Gift of the magi

Every family has its Christmas stories. In my humble opinion, gentle readers, the best Christmas stories involve self-sacrifice, giving up something of your own so that someone you love can have something they want or need.
In American literature, the classic example is O. Henry’s The Gift of the Magi in which an impoverished young married couple each give up something very dear to themselves in order to give a gift to the other. The twist, of course, is that each one’s sacrifice makes the other’s gift pointless from a practical point of view. The wife sells her long, beautiful hair to a wig maker to buy a chain for her husband’s pocket watch. The husband sells his watch to buy ornate combs for his wife’s hair. The poignancy of the story lies in the sacrifice and the consideration the two showed for each other, not in the usefulness of the gifts.
When I was a small child, living with my family in Memphis, there were five of us kids, three sons and 2 daughters, and my parents stuffed into a 3-bedroom house. I was the youngest of the litter and the next youngest was my sister Leslie, who was, and still is now I come to think of it, nine years my senior. My father worked for the public utility in Memphis so we weren’t wealthy by any stretch of the imagination, nor were we poor in any meaningful sense. There were times when things were pretty lean, though, since it seemed that my folks always had at least two of their kids in college at the same time and Christmas presents tended to be on the practical side.. Winter clothes and such things.

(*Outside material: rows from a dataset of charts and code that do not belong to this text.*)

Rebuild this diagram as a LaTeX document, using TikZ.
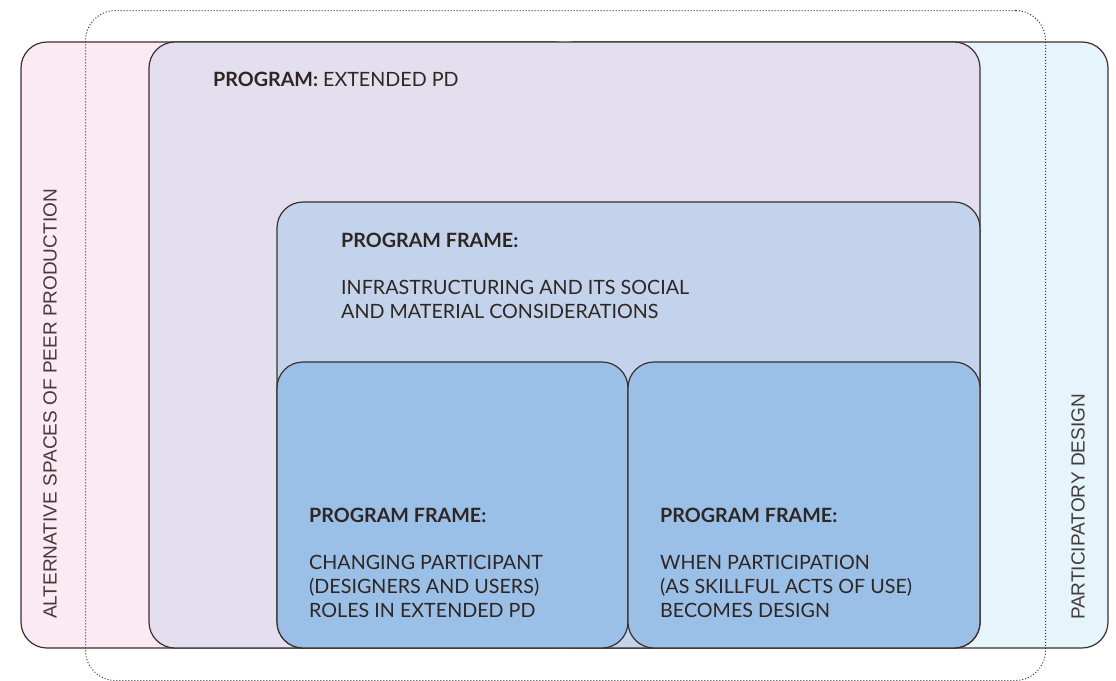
\documentclass[tikz,border=0pt]{standalone}
\usepackage{fontspec}
\setmainfont{Lato}
\newfontfamily\sidefont{Liberation Sans}
\definecolor{ink}{HTML}{2F2521}
\definecolor{edge}{HTML}{3A302C}
\definecolor{pinkfill}{HTML}{FBEAF3}
\definecolor{skyfill}{HTML}{E6F4FC}
\definecolor{lilacfill}{HTML}{E4DFEF}
\definecolor{framefill}{HTML}{C4D3EC}
\definecolor{innerfill}{HTML}{9BC0E8}
\begin{document}
\begin{tikzpicture}[x=1pt,y=-1pt,
  box/.style={draw=edge, line width=1.2pt, rounded corners=26pt, anchor=north west, inner sep=0pt, outer sep=0pt},
  dotbox/.style={draw=edge, line width=1pt, dotted, rounded corners=30pt, anchor=north west, inner sep=0pt},
  txt/.style={text=ink, anchor=base west, inner sep=0pt, font=\fontsize{19.7}{24}\selectfont},
  side/.style={text=ink!90, inner sep=0pt, rotate=90, font=\sidefont\fontsize{19}{22}\selectfont}]
\useasboundingbox (0,0) rectangle (1116,680);
\node[box, fill=skyfill, minimum width=560pt, minimum height=606pt] (sky) at (548,42) {};
\node[box, fill=pinkfill, minimum width=560pt, minimum height=606pt] (pink) at (21,42) {};
\node[dotbox, minimum width=960pt, minimum height=670pt] (dots) at (85,10) {};
\node[box, fill=lilacfill, minimum width=831pt, minimum height=606pt] (program) at (149,42) {};
\node[box, fill=framefill, minimum width=703pt, minimum height=446pt] (frame) at (277,202) {};
\node[box, fill=innerfill, minimum width=351pt, minimum height=286pt] (left) at (277,362) {};
\node[box, fill=innerfill, minimum width=352pt, minimum height=286pt] (right) at (628,362) {};
\node[txt] (t1) at (213,86) {\textbf{PROGRAM:} EXTENDED PD};
\node[txt] (t2h) at (341,247) {\textbf{PROGRAM FRAME:}};
\node[txt] (t2a) at (341,294) {INFRASTRUCTURING AND ITS SOCIAL};
\node[txt] (t2b) at (341,318) {AND MATERIAL CONSIDERATIONS};
\node[txt] (t3h) at (309,522) {\textbf{PROGRAM FRAME:}};
\node[txt] (t3a) at (309,569) {CHANGING PARTICIPANT};
\node[txt] (t3b) at (309,593) {(DESIGNERS AND USERS)};
\node[txt] (t3c) at (309,617) {ROLES IN EXTENDED PD};
\node[txt] (t4h) at (660,522) {\textbf{PROGRAM FRAME:}};
\node[txt] (t4a) at (660,569) {WHEN PARTICIPATION};
\node[txt] (t4b) at (660,593) {(AS SKILLFUL ACTS OF USE)};
\node[txt] (t4c) at (660,617) {BECOMES DESIGN};
\node[side, anchor=south] (s1) at (57,404) {ALTERNATIVE SPACES OF PEER PRODUCTION};
\node[side, anchor=south] (s2) at (1085,507) {PARTICIPATORY DESIGN};
\end{tikzpicture}
\end{document}
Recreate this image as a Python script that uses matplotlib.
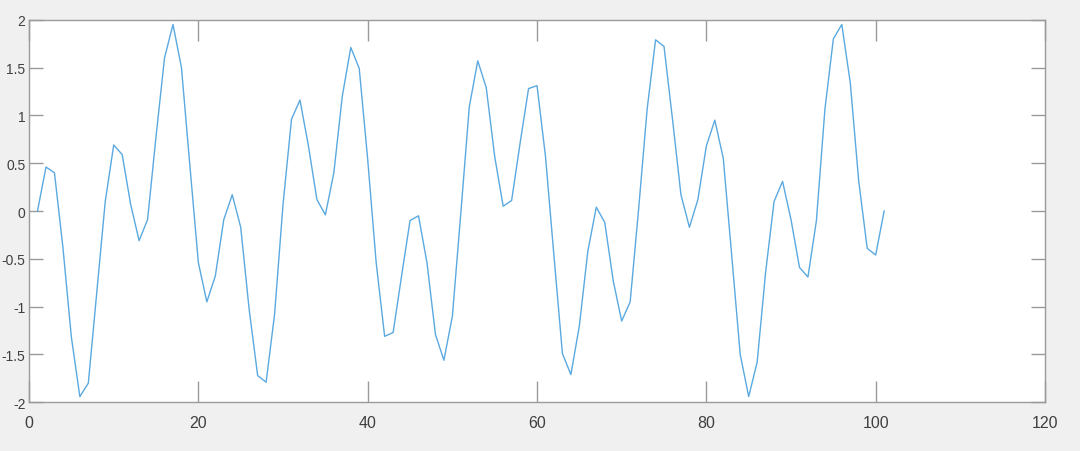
import numpy as np
import matplotlib
matplotlib.use("Agg")
import matplotlib.pyplot as plt

# sample index and signal values
x = np.arange(1, 102)
y = [0.00, 0.46, 0.40, -0.38, -1.32, -1.94, -1.80, -0.85, 0.10, 0.69,
     0.59, 0.07, -0.31, -0.09, 0.78, 1.60, 1.95, 1.50, 0.47, -0.54,
     -0.95, -0.68, -0.09, 0.17, -0.17, -1.03, -1.72, -1.79, -1.08, 0.07,
     0.96, 1.16, 0.68, 0.12, -0.04, 0.40, 1.20, 1.71, 1.49, 0.54,
     -0.54, -1.31, -1.27, -0.68, -0.10, -0.05, -0.54, -1.29, -1.56, -1.10,
     -0.02, 1.09, 1.57, 1.29, 0.57, 0.05, 0.11, 0.71, 1.28, 1.31,
     0.57, -0.47, -1.49, -1.71, -1.20, -0.42, 0.04, -0.12, -0.73, -1.15,
     -0.95, 0.02, 1.06, 1.79, 1.72, 0.96, 0.17, -0.17, 0.12, 0.68,
     0.95, 0.55, -0.47, -1.50, -1.94, -1.58, -0.64, 0.10, 0.31, -0.09,
     -0.59, -0.69, -0.10, 1.06, 1.80, 1.95, 1.34, 0.31, -0.39, -0.46,
     0.00]

xticks = [0, 20, 40, 60, 80, 100, 120]
yticks = [-2, -1.5, -1, -0.5, 0, 0.5, 1, 1.5, 2]
ytick_labels = ["-2", "-1.5", "-1", "-0.5", "0", "0.5", "1", "1.5", "2"]

fig = plt.figure(figsize=(10.8, 4.52), dpi=100, facecolor="#f0f0f0")
ax = fig.add_axes([0.0269, 0.1077, 0.9407, 0.8465])
ax.set_facecolor("white")

ax.plot(x, y, color="#5aa9e0", linewidth=1.0)

ax.set_xlim(0, 120)
ax.set_ylim(-2, 2)
ax.set_xticks(xticks)
ax.set_yticks(yticks)
ax.set_yticklabels(ytick_labels)

for s in ax.spines.values():
    s.set_color("#9a9a9a")
    s.set_linewidth(1.0)

ax.tick_params(axis="x", direction="in", length=15, width=1.0, color="#9a9a9a",
               top=True, labelsize=11.5, labelcolor="#404040", pad=9)
ax.tick_params(axis="y", direction="in", length=10, width=1.0, color="#9a9a9a",
               right=True, labelsize=10, labelcolor="#404040", pad=2.5)
for lab in ax.get_xticklabels() + ax.get_yticklabels():
    lab.set_family("Liberation Sans")

fig.savefig("out.png", dpi=100, facecolor=fig.get_facecolor())
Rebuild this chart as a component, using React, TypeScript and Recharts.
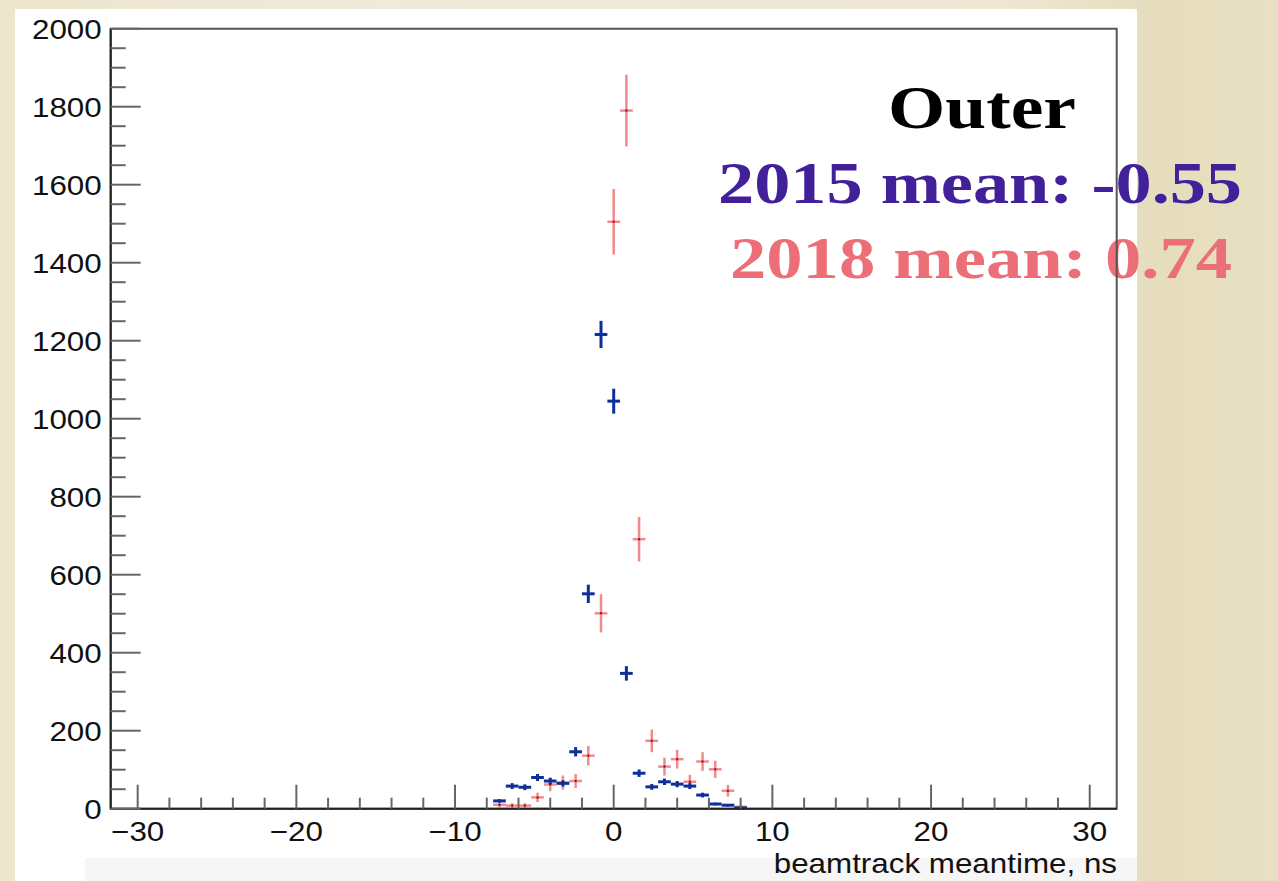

Being the baby, I know I was spoiled by my family. Still, around Christmas time, it always seemed that what I wanted Santa Claus to bring me was just beyond our financial means to achieve. Along with my siblings, I had come to accept this and after a certain age, never bothered to ask for anything extravagant.
One of our little Christmas treats every year was to go downtown to the big Goldsmith’s Department Store and go through the Christmas village display. It had a variety of early animatronic elves and reindeer twisting mechanically on or flying over fake snow amid plywood gingerbread houses. Not exactly Disneyworld, but it didn’t cost anything to see it and for the mid-1950s it was pretty cool. At the end of the tour, little kids, including yours truly, could sit on Santa’s lap and tell him what we wanted for Christmas. The Christmas village was strategically located on the far side of the toy department from the entrance. so you couldn’t get to see Santa or his mechanical reindeer without going through the toy department. I always thought that was some pretty good marketing on somebody’s part.
Anyway, one year as my mother rushed me through the toys to get to the free Christmas village, I noticed the most wonderful thing I had ever seen in my entire life, all five years of it. It was a set of chrome plated cap pistols in genuine leather holsters. Even at five years of age, however, I could tell that the $25 price tag put those wonderful cap pistols well beyond my reach. To make matters worse, they put those pistols in the store window so that every time we went past the store on the bus, those pistols would glare out at me, plainly saying, “Aren’t we glorious? Aren’t we just the most splendid things you’ve ever seen? You can’t have us, but we sure look neat, don’t we?”
They were all I dreamed of, all I could talk about. My father ended up telling me to shut up about them because they were way too expensive. It wasn’t until my own sons started wanting things like sports cars and 16-year-old female Swedish exchange students for Christmas that I came to fully understand my father’s frustration.
I knew I couldn’t have those cap pistols but that didn’t keep me from wanting them. When Christmas Morning rolled around, I was possibly the most astounded little boy in the civilized world when those cap pistols were under our Christmas tree. My two brothers had saved their money from the paper routes and bought them for me.
As it turned out, the made-by Mattel cap pistols were made of shoddy cast metal that cracked and scorched when you shot caps off in them. What had mattered to me was that my brothers had gone out of their way to get them for me.
My eldest brother, Ronnie, passed away some years ago, and my “middle” brother, Carl, lives in deepest, darkest Texas. We haven’t seen one another in years. Golly, I miss those guys.